Author's Email Address kbilir@fsu.edu
URN etd-08212009-172739
Title Mixture Item Response Theory-Mimic Model:Simultaneous Estimation of Differential Item Functioning for Manifest Groups and Latent Classes
Degree Doctor of Education
Department Educational Psychology and Learning Systems, Department of
Advisory Committee
Advisor Name Title
Akihito Kamata Committee Chair
Betsy J. Becker Committee Member
Yanyun Yang Committee Member
Fred Huffer Outside Committee Member
Keywords
  • Differential Item Functioning
  • Item Response Theory
  • Latent Class
  • Manifest Group
  • Mixture Modeling
  • Mimic
  • Bayesian
  • Markov Chain Monte Carlo
Date of Defense 2009-07-29
Availability unrestricted
Abstract
This study uses a new psychometric model (The mixture item response theory-MIMIC model) that simultaneously estimates differential item functioning (DIF) across manifest groups and latent classes. Current DIF detection methods investigate DIF either across manifest groups (e.g., gender, ethnicity, etc.), or across latent classes (e.g., solution strategies, speededness, etc.). Alternatively, one of these aspects is considered as the real source of DIF and the other aspect is considered as a proxy for the same source. This can only be true when manifest and latent classifications provide perfect or very high overlap.

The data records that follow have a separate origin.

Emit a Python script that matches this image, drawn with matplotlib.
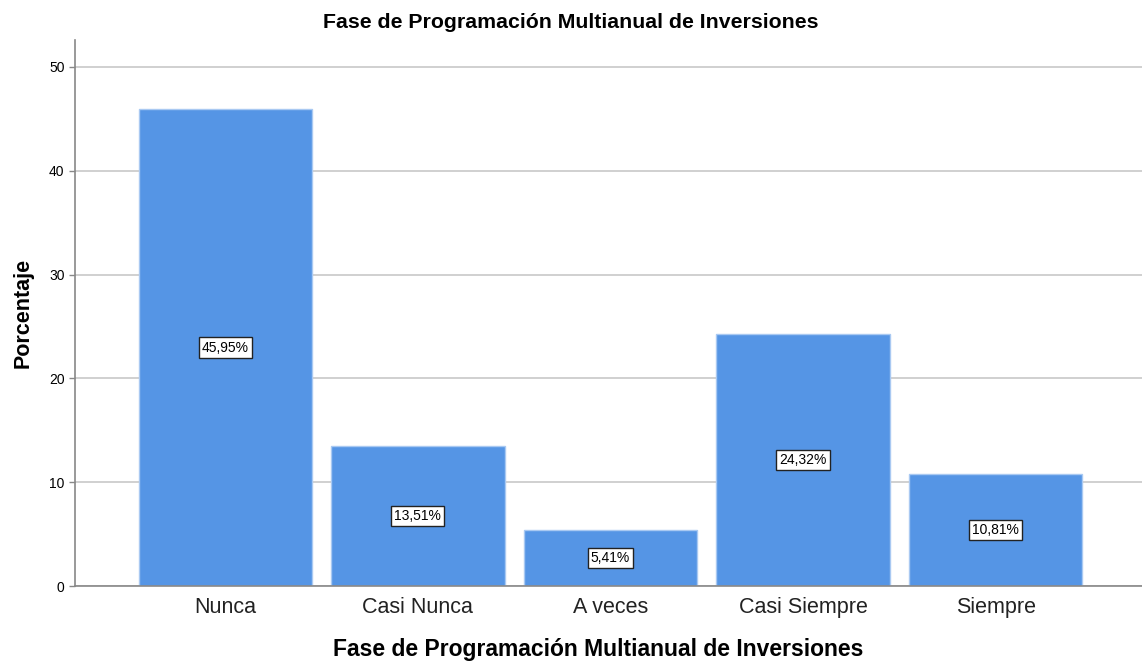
import matplotlib.pyplot as plt

plt.rcParams['font.family'] = ['Liberation Sans', 'DejaVu Sans']

# data
categories = ["Nunca", "Casi Nunca", "A veces", "Casi Siempre", "Siempre"]
percentages = [45.95, 13.51, 5.41, 24.32, 10.81]
yticks = [0, 10, 20, 30, 40, 50]

title = "Fase de Programación Multianual de Inversiones"

fig = plt.figure(figsize=(11.42, 6.62), dpi=100)
ax = fig.add_axes([0.0657, 0.1148, 0.9343, 0.8248])

x = list(range(len(categories)))
bars = ax.bar(x, percentages, width=0.9, color="#5595e5", edgecolor="#a9c9f2",
              linewidth=1, zorder=2)

# value labels in white boxes at half the bar height
for xi, val in zip(x, percentages):
    ax.text(xi, val / 2, f"{val:.2f}%".replace(".", ","), ha="center", va="center",
            fontsize=10, zorder=3,
            bbox=dict(boxstyle="square,pad=0.22", facecolor="white",
                      edgecolor="#222222", linewidth=1))

ax.set_xlim(-0.78, 4.76)
ax.set_ylim(0, 52.6)
ax.set_yticks(yticks)
ax.set_xticks(x)
ax.set_xticklabels(categories, fontsize=15.5, color="#222222")
ax.tick_params(axis="x", length=0, pad=8)
ax.tick_params(axis="y", labelsize=10, length=4, color="#888888", width=1)
ax.yaxis.grid(True, color="#c8c8c8", linewidth=1.2, zorder=0)

for s in ["top", "right"]:
    ax.spines[s].set_visible(False)
ax.spines["left"].set_color("#888888")
ax.spines["bottom"].set_color("#888888")
ax.spines["left"].set_linewidth(1.2)
ax.spines["bottom"].set_linewidth(1.2)

# title centred on the whole figure
fig.suptitle(title, x=0.5, y=0.966, va="center", fontsize=15.3, fontweight="bold")

ax.set_xlabel(title, fontsize=16.5, fontweight="bold", va="center")
ax.xaxis.set_label_coords(0.49, -0.117)
ax.set_ylabel("Porcentaje", fontsize=15.5, fontweight="bold", va="center")
ax.yaxis.set_label_coords(-0.049, 0.5)

plt.savefig("out.png", dpi=100)
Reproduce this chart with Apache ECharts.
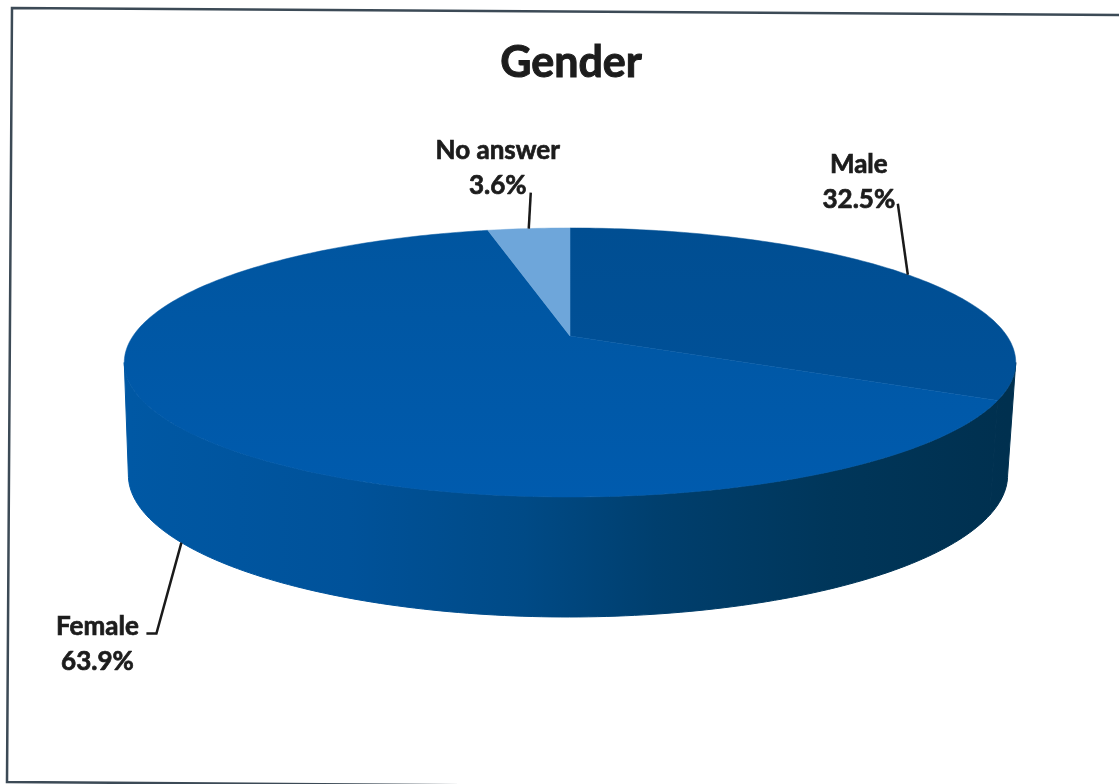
<!DOCTYPE html>
<html>
<head>
<meta charset="utf-8">
<style>html,body{margin:0;padding:0;background:#fff}#chart{width:1119px;height:784px}</style>
<script src="https://cdn.jsdelivr.net/npm/echarts@6/dist/echarts.min.js"></script>
</head>
<body>
<div id="chart"></div>
<script>
// --- data ---
const categories = ['Male', 'Female', 'No answer'];
const percentages = [32.5, 63.9, 3.6];
const chartTitle = 'Gender';

// --- look ---
const topGradients = [
  ['#004e92', '#00529c'],
  ['#00559f', '#005bae'],
  ['#6ea6da', '#6ea6da']
];
const sideGradient = [
  [0.00, '#00304f'], [0.20, '#00365a'], [0.40, '#003f6e'], [0.55, '#004a86'], [0.75, '#00529a'], [1.00, '#0058a4']
];
const FONT = 'Lato, "Open Sans", sans-serif';
// perspective disc: rim point = origin + scale * (u, v) / (1 - k v)
const topFace = { x: 570, y: 336, a: 437, b: 129.3, k: 0.197 };
const baseFace = { x: 568, y: 447, a: 431, b: 136.5, k: 0.197 };
// leader-line elbows and label anchors, relative to rim point of each slice
const labelLayout = {
  'Male': { face: 'top', path: [[-10, -71]], text: [-49, -93] },
  'Female': { face: 'base', path: [[-25, 91], [-35, 91]], text: [-84, 102] },
  'No answer': { face: 'top', path: [[2, -36]], text: [-31, -60] }
};

function rim(f, deg) {
  const t = deg * Math.PI / 180, u = Math.sin(t), v = -Math.cos(t), d = 1 - f.k * v;
  return [f.x + f.a * u / d, f.y + f.b * v / d];
}
function arcPoints(f, a0, a1) {
  const n = Math.max(2, Math.ceil(Math.abs(a1 - a0)));
  const out = [];
  for (let i = 0; i <= n; i++) out.push(rim(f, a0 + (a1 - a0) * i / n));
  return out;
}
const total = percentages.reduce((s, v) => s + v, 0);
function startAngle(idx) {
  let s = 0;
  for (let i = 0; i < idx; i++) s += percentages[i];
  return s / total * 360;
}
// angle at which the disc's outline is widest: the wall's silhouette
const silhouette = Math.acos(-topFace.k) * 180 / Math.PI;

function renderSlice(params, api) {
  const i = params.dataIndex;
  const value = api.value(0);
  const a0 = startAngle(i), a1 = a0 + value / total * 360;
  const children = [];

  const s0 = Math.max(a0, silhouette), s1 = Math.min(a1, 360 - silhouette);
  if (s1 > s0) {
    const pts = arcPoints(topFace, s0, s1).concat(arcPoints(baseFace, s1, s0));
    const wall = new echarts.graphic.LinearGradient(
      rim(baseFace, silhouette)[0], 0, rim(baseFace, 360 - silhouette)[0], 0,
      sideGradient.map(g => ({ offset: g[0], color: g[1] })), true);
    children.push({
      type: 'polygon', z2: 1,
      shape: { points: pts },
      style: { fill: wall, stroke: wall, lineWidth: 1 }
    });
  }
  const faceFill = new echarts.graphic.LinearGradient(0, topFace.y - 110, 0, topFace.y + 165,
    [{ offset: 0, color: topGradients[i][0] }, { offset: 1, color: topGradients[i][1] }], true);
  children.push({
    type: 'polygon', z2: 2,
    shape: { points: [[topFace.x, topFace.y]].concat(arcPoints(topFace, a0, a1)) },
    style: { fill: faceFill, stroke: faceFill, lineWidth: 0.5 }
  });
  const name = categories[i];
  const lay = labelLayout[name];
  const anchor = rim(lay.face === 'top' ? topFace : baseFace, (a0 + a1) / 2);
  children.push({
    type: 'polyline', z2: 3,
    shape: { points: [anchor].concat(lay.path.map(p => [anchor[0] + p[0], anchor[1] + p[1]])) },
    style: { fill: null, stroke: '#1a1a1a', lineWidth: 2.5 }
  });
  children.push({
    type: 'text', z2: 4,
    x: anchor[0] + lay.text[0], y: anchor[1] + lay.text[1],
    style: {
      text: name + '\n' + value.toFixed(1) + '%',
      fill: '#1c1c1c', font: 'bold 26px ' + FONT,
      stroke: '#1c1c1c', lineWidth: 0.7,
      align: 'center', verticalAlign: 'middle', lineHeight: 35
    }
  });
  return { type: 'group', children };
}

const chart = echarts.init(document.getElementById('chart'), null, { renderer: 'canvas' });
chart.setOption({
  animation: false,
  backgroundColor: '#ffffff',
  title: {
    text: chartTitle, left: 566, top: 37, textAlign: 'center',
    textStyle: { fontFamily: FONT, fontWeight: 'bold', fontSize: 43, color: '#1c1c1c',
      textBorderColor: '#1c1c1c', textBorderWidth: 1 }
  },
  graphic: [{
    type: 'polyline', silent: true,
    shape: { points: [[1125, 15], [12, 8], [7, 782], [1125, 790]] },
    style: { fill: null, stroke: '#3c4a56', lineWidth: 2.5 }
  }],
  series: [{
    type: 'custom',
    coordinateSystem: 'none',
    renderItem: renderSlice,
    encode: { value: 0, itemName: 1 },
    data: percentages.map((v, i) => ({ name: categories[i], value: [v] }))
  }]
});
</script>
</body>
</html>
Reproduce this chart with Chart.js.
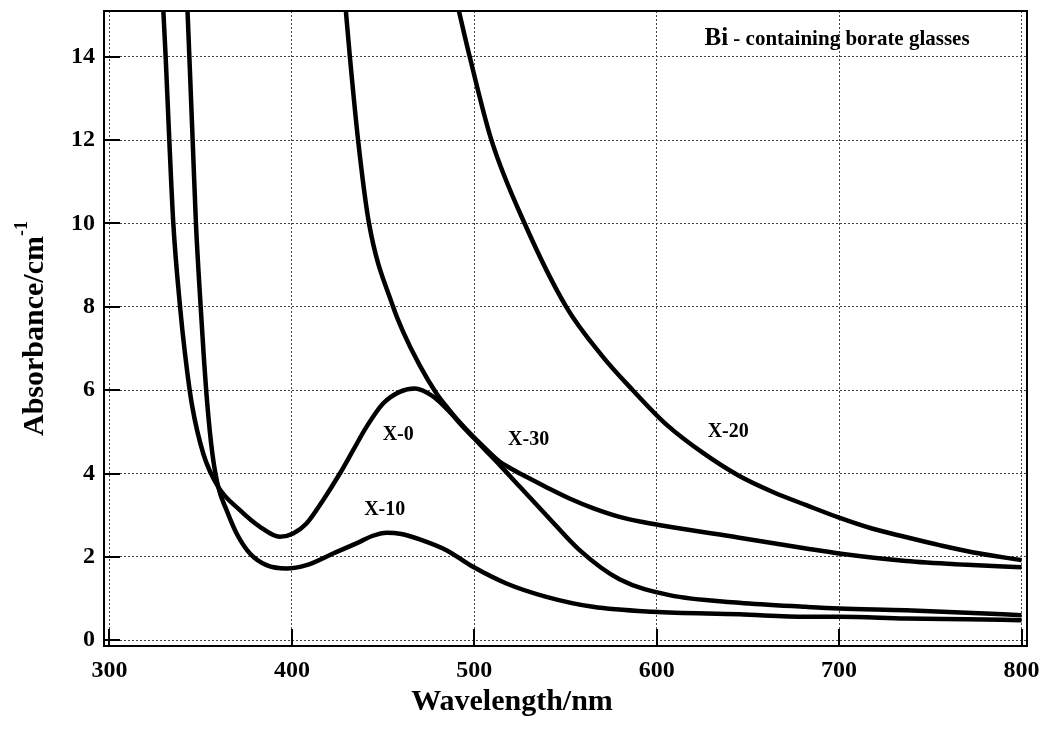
<!DOCTYPE html>
<html><head><meta charset="utf-8">
<script src="https://cdn.jsdelivr.net/npm/chart.js@4.4.1/dist/chart.umd.min.js"></script>
<style>html,body{margin:0;padding:0;background:#fff}#wrap{width:1049px;height:731px;position:relative}</style>
</head><body><div id="wrap"><canvas id="c"></canvas></div>
<script>
const xTicks = [300, 400, 500, 600, 700, 800];
const yTicks = [0, 2, 4, 6, 8, 10, 12, 14];

const x0Wl  = [329.3, 330.8, 332.8, 335, 338.7, 341.4, 345.1, 351.4, 359.6, 371.5, 382.5, 393.4, 400.7, 408, 417.1, 426.3, 433.6, 440.9, 450, 459.1, 467.4, 477, 486, 493, 500, 507, 514, 525, 539.5, 557.7, 579.6, 607, 645.3, 681.9, 700, 736.6, 770, 800];
const x0Abs = [15.3, 14, 12, 10, 8, 6.88, 5.68, 4.48, 3.68, 3.12, 2.72, 2.48, 2.56, 2.80, 3.36, 4.0, 4.56, 5.12, 5.68, 5.96, 6.04, 5.86, 5.50, 5.16, 4.84, 4.52, 4.20, 3.68, 3.00, 2.16, 1.46, 1.08, 0.90, 0.80, 0.76, 0.72, 0.66, 0.60];

const x10Wl  = [342.6, 343.8, 345.6, 347.4, 350.0, 351.6, 353.6, 356.4, 359.6, 364.2, 369.7, 377, 386.1, 397.1, 408, 422.6, 437.2, 444, 452, 460, 470.1, 484.7, 499.3, 517.6, 539.5, 565, 597.9, 645.3, 681.9, 700, 736.6, 770, 800];
const x10Abs = [15.3, 14, 12, 10, 8, 6.88, 5.68, 4.48, 3.68, 3.12, 2.56, 2.08, 1.80, 1.72, 1.80, 2.08, 2.36, 2.50, 2.58, 2.55, 2.42, 2.16, 1.76, 1.36, 1.04, 0.80, 0.68, 0.62, 0.56, 0.56, 0.52, 0.50, 0.48];

const x20Wl  = [490.5, 497.5, 509.4, 527.6, 550.4, 570.5, 586.9, 605.2, 625.2, 645.3, 664, 682, 700, 718, 737, 755, 773, 800];
const x20Abs = [15.3, 14, 12, 10, 8, 6.8, 6.0, 5.18, 4.50, 3.94, 3.55, 3.24, 2.94, 2.68, 2.47, 2.28, 2.11, 1.92];

const x30Wl  = [429.2, 431.8, 436.3, 442.3, 455.5, 461, 470, 479, 486, 493, 500, 507, 514, 520, 528.5, 540, 552.2, 565, 579.6, 593, 607, 645.3, 681.9, 700, 736.6, 770, 800];
const x30Abs = [15.3, 14, 12, 10, 8, 7.4, 6.6, 5.94, 5.54, 5.18, 4.86, 4.56, 4.28, 4.12, 3.92, 3.66, 3.40, 3.17, 2.96, 2.83, 2.72, 2.46, 2.20, 2.08, 1.90, 1.81, 1.75];

const curveLabels = ['X-0', 'X-10', 'X-20', 'X-30'];
const labelWl  = [458.3, 450.9, 639.2, 529.8];
const labelAbs = [4.92, 3.12, 4.99, 4.8];

const noteBold = 'Bi';
const noteRest = ' - containing borate glasses';
const noteWl = 626.2, noteAbs = 14.28;

const xTitle = 'Wavelength/nm';
const yTitle = 'Absorbance/cm';
const yTitleSup = '-1';

const FONT = "'Liberation Serif', 'Times New Roman', serif";

function pts(xs, ys) { return xs.map((x, i) => ({ x: x, y: ys[i] })); }
function ds(xs, ys) {
  return { data: pts(xs, ys), showLine: true, borderColor: '#000', borderWidth: 4.5,
           pointRadius: 0, tension: 0.4, cubicInterpolationMode: 'monotone', fill: false };
}

const deco = {
  id: 'deco',
  afterDatasetsDraw(chart) {
    const ctx = chart.ctx, a = chart.chartArea, xs = chart.scales.x, ys = chart.scales.y;
    ctx.save();
    ctx.strokeStyle = '#000'; ctx.lineWidth = 2;
    yTicks.forEach(v => { const py = Math.round(ys.getPixelForValue(v)); ctx.beginPath(); ctx.moveTo(a.left, py); ctx.lineTo(a.left + 16, py); ctx.stroke(); });
    xTicks.forEach(v => { const px = Math.round(xs.getPixelForValue(v)); ctx.beginPath(); ctx.moveTo(px, a.bottom); ctx.lineTo(px, a.bottom - 17); ctx.stroke(); });
    ctx.lineWidth = 2;
    ctx.strokeRect(a.left, a.top, a.right - a.left, a.bottom - a.top);
    ctx.fillStyle = '#000';
    ctx.font = 'bold 20px ' + FONT; ctx.textAlign = 'center'; ctx.textBaseline = 'middle';
    curveLabels.forEach((t, i) => ctx.fillText(t, xs.getPixelForValue(labelWl[i]), ys.getPixelForValue(labelAbs[i])));
    ctx.textAlign = 'left'; ctx.textBaseline = 'alphabetic';
    const nx = xs.getPixelForValue(noteWl), ny = ys.getPixelForValue(noteAbs);
    ctx.font = 'bold 25px ' + FONT; ctx.fillText(noteBold, nx, ny);
    const bw = ctx.measureText(noteBold).width;
    ctx.font = 'bold 21px ' + FONT; ctx.fillText(noteRest, nx + bw, ny);
    ctx.font = 'bold 30px ' + FONT; ctx.textAlign = 'center';
    ctx.fillText(xTitle, 512, 710);
    ctx.font = 'bold 30px ' + FONT;
    const mw = ctx.measureText(yTitle).width;
    ctx.font = 'bold 18px ' + FONT;
    const sw = ctx.measureText(yTitleSup).width;
    const total = mw + sw;
    const cy = (a.top + a.bottom) / 2;
    ctx.translate(43, cy + total / 2);
    ctx.rotate(-Math.PI / 2);
    ctx.textAlign = 'left';
    ctx.font = 'bold 30px ' + FONT; ctx.fillText(yTitle, 0, 0);
    ctx.font = 'bold 18px ' + FONT; ctx.fillText(yTitleSup, mw, -16);
    ctx.restore();
  }
};

new Chart(document.getElementById('c'), {
  type: 'scatter',
  data: { datasets: [ds(x0Wl, x0Abs), ds(x10Wl, x10Abs), ds(x20Wl, x20Abs), ds(x30Wl, x30Abs)] },
  options: {
    responsive: true, maintainAspectRatio: false, animation: false,
    layout: { padding: { top: 11, right: 22, left: 0, bottom: 0 } },
    plugins: { legend: { display: false }, tooltip: { enabled: false } },
    scales: {
      x: {
        type: 'linear', min: 297, max: 803,
        afterBuildTicks: s => { s.ticks = xTicks.map(v => ({ value: v })); },
        afterFit: s => { s.height = 85; s.paddingLeft = 0; s.paddingRight = 0; },
        ticks: { color: '#000', font: { family: FONT, size: 24, weight: 'bold' }, padding: 10, maxRotation: 0 },
        grid: { color: '#444', lineWidth: 1, drawTicks: false },
        border: { display: false, dash: [2, 2] }
      },
      y: {
        type: 'linear', min: -0.14, max: 15.1,
        afterBuildTicks: s => { s.ticks = yTicks.map(v => ({ value: v })); },
        afterFit: s => { s.width = 104; s.paddingTop = 0; s.paddingBottom = 0; },
        ticks: { color: '#000', font: { family: FONT, size: 24, weight: 'bold' }, padding: 9 },
        grid: { color: '#444', lineWidth: 1, drawTicks: false },
        border: { display: false, dash: [2, 2] }
      }
    }
  },
  plugins: [deco]
});
</script>
</body></html>
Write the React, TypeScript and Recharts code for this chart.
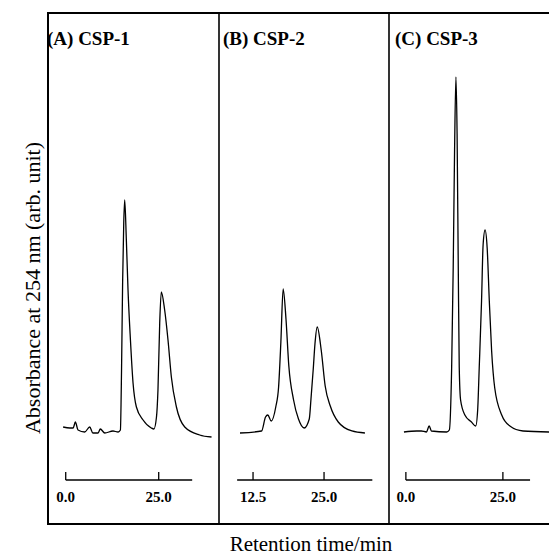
import { LineChart, Line, XAxis, YAxis, ReferenceLine } from 'recharts';

// Chromatogram traces (time in min, absorbance in arb. units above baseline)
const timeA = [-0.7, 1.1, 2.0, 2.6, 3.3, 5.1, 6.45, 7.3, 8.7, 9.3, 10.5, 12.7, 14.1, 14.7, 15.0, 15.3, 15.6, 15.86, 16.3, 16.75, 17.4, 18.1, 19.0, 20.8, 23.0, 23.7, 24.4, 24.8, 25.27, 25.7, 26.6, 27.5, 28.4, 29.76, 32.0, 36.0, 39.2];
const absA = [5, 4, 4, 10, 2, 0, 5, -1, -1, 3, -1, 1, 0, 2, 60, 150, 209, 232, 192, 142, 92, 49, 25, 12, 4, 3, 15, 42, 109, 140, 122, 92, 55, 25, 5, -3, -5];

const timeB = [10.2, 14.0, 14.7, 15.1, 15.7, 16.5, 17.0, 17.4, 17.8, 18.3, 18.8, 19.6, 20.5, 21.5, 22.4, 22.7, 23.1, 23.4, 23.8, 24.5, 25.2, 26.1, 27.5, 29.9, 32.2];
const absB = [-1, 1, 15, 17, 11, 25, 45, 90, 143, 113, 66, 33, 13, 4, 13, 33, 63, 88, 105, 82, 46, 26, 10, 1, -1];

const timeC = [-0.5, 2.8, 4.0, 5.3, 6.0, 6.6, 10.5, 11.2, 11.8, 12.2, 12.55, 12.9, 13.2, 13.5, 13.75, 14.1, 15.2, 16.9, 18.0, 18.5, 18.9, 19.5, 19.9, 20.4, 20.95, 21.5, 22.1, 22.9, 24.7, 26.8, 30.2, 37.0];
const absC = [0, 1, 1, 0, 6, 1, 0, 2, 65, 165, 282, 355, 298, 165, 65, 32, 17, 10, 6, 22, 64, 131, 187, 202, 184, 131, 81, 44, 17, 6, 1, 0];

// Time axis ticks and extent of each drawn axis bar
const ticksA = [0, 25];
const ticksB = [12.5, 25];
const ticksC = [0, 25];
const axisA = [0, 34];
const axisB = [9.7, 33.5];
const axisC = [0, 32];

const titles = ['(A) CSP-1', '(B) CSP-2', '(C) CSP-3'];

const SERIF = '"Liberation Serif", "Times New Roman", serif';
const PAD = 20;
const Y_DOMAIN: [number, number] = [-48, 419];

const toRows = (t: number[], v: number[]) => t.map((x, i) => ({ t: x, v: v[i] }));

const panels = [
  { data: toRows(timeA, absA), ticks: ticksA, axis: axisA, domain: [-1, 40], left: 62.3, width: 152.5 },
  { data: toRows(timeB, absB), ticks: ticksB, axis: axisB, domain: [9.5, 33.6], left: 236, width: 136.9 },
  { data: toRows(timeC, absC), ticks: ticksC, axis: axisC, domain: [-1, 37.5], left: 402.1, width: 149.4 },
];

function TimeTick({ x, y, payload }: any) {
  return (
    <g>
      <line x1={x} y1={y} x2={x} y2={y - 8} stroke="#000" strokeWidth={1.3} />
      <text x={x} y={y + 22} textAnchor="middle" fontFamily={SERIF} fontWeight="bold" fontSize={15} fill="#000">
        {Number(payload.value).toFixed(1)}
      </text>
    </g>
  );
}

function Panel({ p }: { p: (typeof panels)[number] }) {
  return (
    <LineChart
      width={p.width + PAD * 2}
      height={497}
      data={p.data}
      margin={{ top: 0, right: PAD, bottom: 0, left: PAD }}
      style={{ position: 'absolute', left: p.left - PAD, top: 13 }}
    >
      <XAxis
        dataKey="t"
        type="number"
        domain={p.domain}
        allowDataOverflow
        ticks={p.ticks}
        interval={0}
        height={30}
        axisLine={false}
        tickLine={false}
        tickSize={0}
        tickMargin={0}
        tick={<TimeTick />}
      />
      <YAxis hide type="number" domain={Y_DOMAIN} allowDataOverflow />
      <ReferenceLine
        segment={[{ x: p.axis[0], y: Y_DOMAIN[0] }, { x: p.axis[1], y: Y_DOMAIN[0] }]}
        stroke="#000"
        strokeWidth={1.3}
      />
      <Line
        type="monotone"
        dataKey="v"
        stroke="#000"
        strokeWidth={1.3}
        dot={false}
        isAnimationActive={false}
      />
    </LineChart>
  );
}

export default function App() {
  const titleX = [47, 223, 395];
  return (
    <div style={{ position: 'absolute', left: 0, top: 0, width: 549, height: 558, overflow: 'hidden', background: '#fff' }}>
      <svg width={549} height={558} style={{ position: 'absolute', left: 0, top: 0 }}>
        {/* frame and panel dividers */}
        <line x1={48} y1={13} x2={549} y2={13} stroke="#000" strokeWidth={2} />
        <line x1={48} y1={524} x2={549} y2={524} stroke="#000" strokeWidth={2} />
        <line x1={48} y1={12} x2={48} y2={525} stroke="#000" strokeWidth={2} />
        <line x1={219} y1={13} x2={219} y2={524} stroke="#000" strokeWidth={1.6} />
        <line x1={389} y1={13} x2={389} y2={524} stroke="#000" strokeWidth={1.6} />
        {titles.map((t, i) => (
          <text key={t} x={titleX[i]} y={45} fontFamily={SERIF} fontWeight="bold" fontSize={19} fill="#000">
            {t}
          </text>
        ))}
        <text
          transform="translate(40,288) rotate(-90)"
          textAnchor="middle"
          fontFamily={SERIF}
          fontSize={22}
          fill="#000"
        >
          Absorbance at 254 nm (arb. unit)
        </text>
        <text x={311} y={551} textAnchor="middle" fontFamily={SERIF} fontSize={21} fill="#000">
          Retention time/min
        </text>
      </svg>
      {panels.map((p, i) => (
        <Panel key={i} p={p} />
      ))}
    </div>
  );
}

A combination of a Rasch type model for manifest group-DIF (G-DIF) and a mixture Rasch model for latent class-DIF (C-DIF) detection is applied as the mixture IRT-MIMIC model (MixIRT-MIMIC). A Markov chain Monte Carlo method called Gibbs sampler is applied for Bayesian estimation of parameters for MixIRT-MIMIC model as well as the Rasch model, and the mixture Rasch model. This study shows that in detection of DIF, when the group-class overlap is between 50% and 70%; manifest group approaches and latent class approaches can provide biased DIF, and item difficulty estimates for some test items that show G-DIF and C-DIF, simultaneously. However, for the same conditions MixIRT-MIMIC provides unbiased estimates for latent class-DIF (C-DIF) and item difficulty parameters, while the confounding is reflected as bias in G-DIF parameter estimates. Main factors of importance are group-class overlap and the overlap between DIF items. MixIRT-MIMIC contributes by; (1) estimating the unbiased magnitudes of G-DIF and C-DIF, (2) estimating the unbiased estimates of item difficulties when other approaches have biased estimates, (3) determining the overlap ratio (confounding) between groups and classes which is unknown a priori (4) true source(s) of DIF.

Researchers, test developers, and state testing programs that are interested in detecting true sources of differences (e.g. cognitive, gender, ethnic) across individuals are potential users of MixIRT-MIMIC. It is important to note that this study is an initial step to detect both types of DIF simultaneously, and is limited to binary data and a special case of 2 groups by 2 classes, which can be applied to most DIF detection purposes. Its performance and extensions will be investigated for other possible situations.